As you can see in the chart at right, you'll need to replace far more of your pre-retirement income if you made the big bucks during your career.
That's largely because your tax bill won't go down as much as you'd expect, in part because up to 85% of Social Security payments are taxable at higher incomes. Notice too that for high earners, Social Security kicks in less.
And finally, let's not forget that these ratios represent average spending. Your actual budget will depend on everything from whether or not you retire with a mortgage to how you want to spend your days.
So how can you settle on a retirement income target that will give you a reasonable shot at achieving the lifestyle you envision? Here are three suggestions.
If anything, we have a tendency to underestimate how much money we'll need in retirement. When the Employee Benefit Research Institute queried workers and retirees earlier this year for its 2008 Retirement Confidence Survey, it found that while almost 60% of those still working said they expected to spend less in the first five years of retirement, more than half of retirees said they had actually spent the same or more.
Given the inherent uncertainty of predicting your spending, I think it's prudent to err on the conservative side.
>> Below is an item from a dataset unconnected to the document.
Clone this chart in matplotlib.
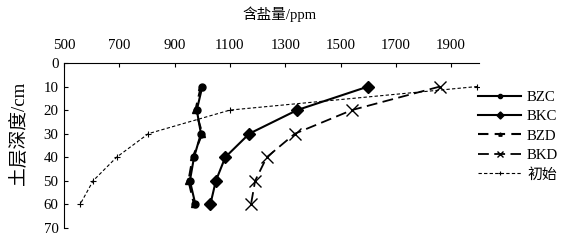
import matplotlib.pyplot as plt

plt.rcParams['font.family'] = ['Liberation Serif', 'Noto Sans CJK SC']
plt.rcParams['font.size'] = 10.7

depth = [10, 20, 30, 40, 50, 60]
bzc = [1000, 980, 995, 970, 955, 975]
bkc = [1600, 1343, 1170, 1083, 1049, 1029]
bzd = [995, 975, 1000, 965, 950, 970]
bkd = [1860, 1541, 1335, 1233, 1191, 1176]
init = [1995, 1100, 805, 690, 605, 558]

xticks = [500, 700, 900, 1100, 1300, 1500, 1700, 1900]
yticks = [0, 10, 20, 30, 40, 50, 60, 70]

fig = plt.figure(figsize=(5.62, 2.43), dpi=100)
ax = fig.add_axes([0.114, 0.062, 0.738, 0.679])

ax.plot(bzc, depth, '-o', color='black', lw=1.5, ms=5, label='BZC')
ax.plot(bkc, depth, '-D', color='black', lw=1.5, ms=6, label='BKC')
ax.plot(bzd, depth, '--^', color='black', lw=1.5, ms=4, dashes=(5, 3), label='BZD')
ax.plot(bkd, depth, '--x', color='black', lw=1.3, ms=8, mew=1.0, dashes=(6, 3), label='BKD')
ax.plot(init, depth, '--+', color='black', lw=0.8, ms=5, mew=0.8, dashes=(3, 2), label='初始')

ax.set_xlim(500, 2000)
ax.set_ylim(70, 0)
ax.set_xticks(xticks)
ax.set_yticks(yticks)
ax.xaxis.tick_top()
ax.tick_params(direction='in', length=3, width=0.8, pad=4)
ax.tick_params(axis='x', pad=8)
for s in ['right', 'bottom']:
    ax.spines[s].set_visible(False)
for s in ['top', 'left']:
    ax.spines[s].set_linewidth(0.8)

fig.text(0.497, 0.94, '含盐量/ppm', ha='center', va='center', fontsize=10.5)
fig.text(0.035, 0.45, '土层深度/cm', ha='center', va='center', rotation=90, fontsize=13.5)

fig.legend(loc='center left', bbox_to_anchor=(0.84, 0.44), frameon=False,
           handlelength=2.9, handletextpad=0.4, labelspacing=0.4, borderaxespad=0,
           markerscale=0.6)

fig.savefig('out.png', dpi=100)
That way you'll be able to handle higher than expected health care expenses or energy spikes in stride. Whatever the average replacement rate is for your income, set your target five to 10 percentage points higher. If you're hoping to travel a lot or otherwise loosen the purse strings, you might take it up another five or 10 points.
Once you have an income goal, go to our Retirement Planner to get a savings target. If you can handle that amount, great. But if you find that building a portfolio large enough for you to retire on, say, 90% of your current earnings requires you to save more than you can afford, lower your sights.
Just remember that if you set the savings bar too low, you may be relegating yourself to a meager retirement lifestyle. To avoid that possibility, go back to our tool periodically or visit a financial planner to see what sort of retirement income you're on track to generate. Then boost your savings rate as your income rises.
Once you're within 10 years of retirement, stop planning on the basis of an estimate and do an actual budget. Ideally, you want to use budgeting software or an interactive online worksheet, such as the one included in Fidelity's Retirement Income Planner (available at fidelity.com; registration required).
You can't predict your future expenses down to the penny. But do as rigorous a job as possible, dividing your budget into essentials (food, shelter and such) that are largely fixed and discretionary items (travel, entertainment). Also consider whether you should build in a reserve for helping out aging parents or grandchildren.
Or you can ignore such nuances and just go with the 70% rule - and hope that a retirement based on the averages is the one you've always dreamed of.